■世界の黙とう事始め

「黙とう」は、「黙祷」と書く。「祷」という漢字は「いのる」という意味をもっており、文字どおり「声をたてずに祈りを捧げる」行為を示す。特定の宗教の行為ではない。キリスト教徒でも仏教徒でもイスラム教徒でも、主として死者への哀悼の意を示す行為として、いっしょに行うことができるというところがとても素晴らしい。だから、サッカースタジアムのような不特定多数の人が集まるところでもできるのだ。

 英語では「Moments of silence」あるいは「Silent prayer」と言う。1919年11月11日にイギリス国王ジョージ五世の発案で第一次世界大戦の犠牲者に対する2分間の黙とうが行われたという話がよく知られているが、記録に残る最古の黙とうは1912年2月13日、ポルトガルの上院で3日前になくなったブラジルの外交官マリア・ダ・シルバ・パラニョス・ジュニオールに捧げられたものだという。このときの10分間の黙とうは、ポルトガル上院の議事録にしっかりと残されている。

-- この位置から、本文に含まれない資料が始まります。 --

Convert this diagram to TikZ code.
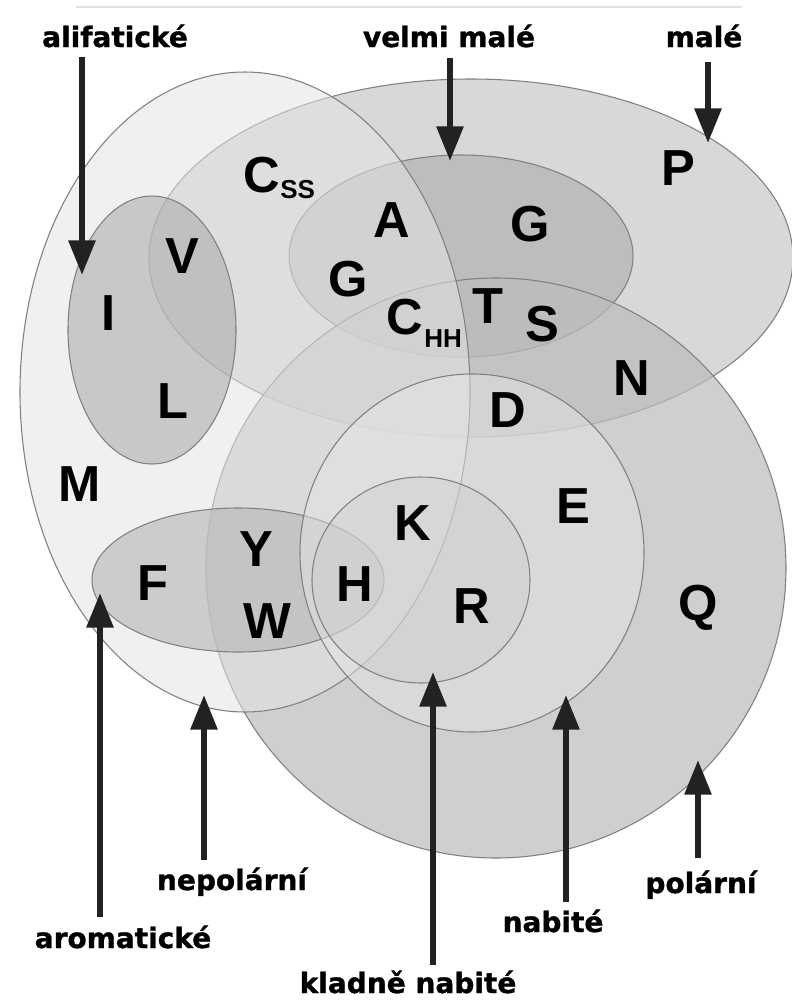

 日本では、明治天皇の大喪(1913年)のときに行われたのが最初で、関東大震災の1周年追悼式で皇太子(後の昭和天皇)が2分間の黙とうを行ったのが国民に広く定着するきっかけとなったという。関東大震災の1周年といえば1924年のことであり、世界からそう遅れることなく、日本でも黙とうの習慣が広まり、いまではもう100年近くもたっていることになる。